> _Problem_
Write out the listing below exactly, and omit any images you find in it.

== Dataset extract ==

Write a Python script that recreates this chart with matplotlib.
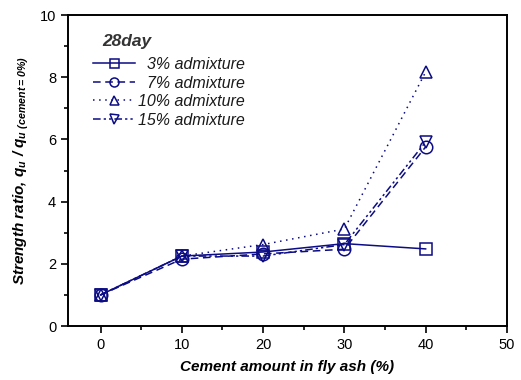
import matplotlib
matplotlib.use("Agg")
import matplotlib.pyplot as plt
from matplotlib.ticker import MultipleLocator

plt.rcParams['font.family'] = ['Liberation Sans', 'DejaVu Sans']
plt.rcParams['mathtext.default'] = 'regular'

cement = [0, 10, 20, 30, 40]
s3 = [1.0, 2.25, 2.38, 2.65, 2.48]
s7 = [1.0, 2.15, 2.32, 2.47, 5.76]
s10 = [1.0, 2.25, 2.62, 3.12, 8.17]
s15 = [1.0, 2.25, 2.25, 2.62, 5.92]
labels = ['  3% admixture', '  7% admixture', '10% admixture', '15% admixture']
legend_title = '28day'

color = '#0c0c84'
fig = plt.figure(figsize=(5.21, 3.80), dpi=100)
ax = fig.add_axes([0.1305, 0.142, 0.8425, 0.8185])

styles = [('-', 's'), ((0, (5, 3)), 'o'), ((0, (1, 3)), '^'), ((0, (5, 2, 1.5, 2, 1.5, 2)), 'v')]
for ys, lab, (ls, mk) in zip([s3, s7, s10, s15], labels, styles):
    ax.plot(cement, ys, linestyle=ls, marker=mk, color=color, lw=1.1,
            markersize=9, markerfacecolor='none', markeredgecolor=color,
            markeredgewidth=1.1, label=lab)

ax.set_xlim(-4, 50)
ax.set_ylim(0, 10)
ax.xaxis.set_major_locator(MultipleLocator(10))
ax.xaxis.set_minor_locator(MultipleLocator(5))
ax.yaxis.set_major_locator(MultipleLocator(2))
ax.yaxis.set_minor_locator(MultipleLocator(1))
ax.tick_params(which='both', direction='out', labelsize=10.5, width=1.2)
ax.tick_params(which='major', length=5)
ax.tick_params(which='minor', length=3)
for sp in ax.spines.values():
    sp.set_linewidth(1.4)

ax.set_xlabel('Cement amount in fly ash (%)', fontsize=11, fontweight='bold',
              fontstyle='italic', labelpad=6)
ax.set_ylabel(r'Strength ratio, $q_u$ / $q_{u\ (cement=0\%)}$', fontsize=11,
              fontweight='bold', fontstyle='italic', labelpad=6)

leg = ax.legend(loc='upper left', bbox_to_anchor=(0.057, 0.865), frameon=False,
                fontsize=11.5, handlelength=2.6, labelspacing=0.22,
                handletextpad=0.2, borderaxespad=0.0, borderpad=0.0,
                markerscale=0.72)
for t in leg.get_texts():
    t.set_fontstyle('italic')
    t.set_color('#1a1a1a')

ax.text(0.077, 0.916, legend_title, transform=ax.transAxes, fontsize=12.5,
        fontweight='bold', fontstyle='italic', color='#333333',
        ha='left', va='center')

fig.savefig('out.png', dpi=100)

===

> _Reply_
Write a Python script that recreates this chart with matplotlib.
import matplotlib
matplotlib.use("Agg")
import matplotlib.pyplot as plt
from matplotlib.ticker import MultipleLocator

plt.rcParams['font.family'] = ['Liberation Sans', 'DejaVu Sans']
plt.rcParams['mathtext.default'] = 'regular'

cement = [0, 10, 20, 30, 40]
s3 = [1.0, 2.25, 2.38, 2.65, 2.48]
s7 = [1.0, 2.15, 2.32, 2.47, 5.76]
s10 = [1.0, 2.25, 2.62, 3.12, 8.17]
s15 = [1.0, 2.25, 2.25, 2.62, 5.92]
labels = ['  3% admixture', '  7% admixture', '10% admixture', '15% admixture']
legend_title = '28day'

color = '#0c0c84'
fig = plt.figure(figsize=(5.21, 3.80), dpi=100)
ax = fig.add_axes([0.1305, 0.142, 0.8425, 0.8185])

styles = [('-', 's'), ((0, (5, 3)), 'o'), ((0, (1, 3)), '^'), ((0, (5, 2, 1.5, 2, 1.5, 2)), 'v')]
for ys, lab, (ls, mk) in zip([s3, s7, s10, s15], labels, styles):
    ax.plot(cement, ys, linestyle=ls, marker=mk, color=color, lw=1.1,
            markersize=9, markerfacecolor='none', markeredgecolor=color,
            markeredgewidth=1.1, label=lab)

ax.set_xlim(-4, 50)
ax.set_ylim(0, 10)
ax.xaxis.set_major_locator(MultipleLocator(10))
ax.xaxis.set_minor_locator(MultipleLocator(5))
ax.yaxis.set_major_locator(MultipleLocator(2))
ax.yaxis.set_minor_locator(MultipleLocator(1))
ax.tick_params(which='both', direction='out', labelsize=10.5, width=1.2)
ax.tick_params(which='major', length=5)
ax.tick_params(which='minor', length=3)
for sp in ax.spines.values():
    sp.set_linewidth(1.4)

ax.set_xlabel('Cement amount in fly ash (%)', fontsize=11, fontweight='bold',
              fontstyle='italic', labelpad=6)
ax.set_ylabel(r'Strength ratio, $q_u$ / $q_{u\ (cement=0\%)}$', fontsize=11,
              fontweight='bold', fontstyle='italic', labelpad=6)

leg = ax.legend(loc='upper left', bbox_to_anchor=(0.057, 0.865), frameon=False,
                fontsize=11.5, handlelength=2.6, labelspacing=0.22,
                handletextpad=0.2, borderaxespad=0.0, borderpad=0.0,
                markerscale=0.72)
for t in leg.get_texts():
    t.set_fontstyle('italic')
    t.set_color('#1a1a1a')

ax.text(0.077, 0.916, legend_title, transform=ax.transAxes, fontsize=12.5,
        fontweight='bold', fontstyle='italic', color='#333333',
        ha='left', va='center')

fig.savefig('out.png', dpi=100)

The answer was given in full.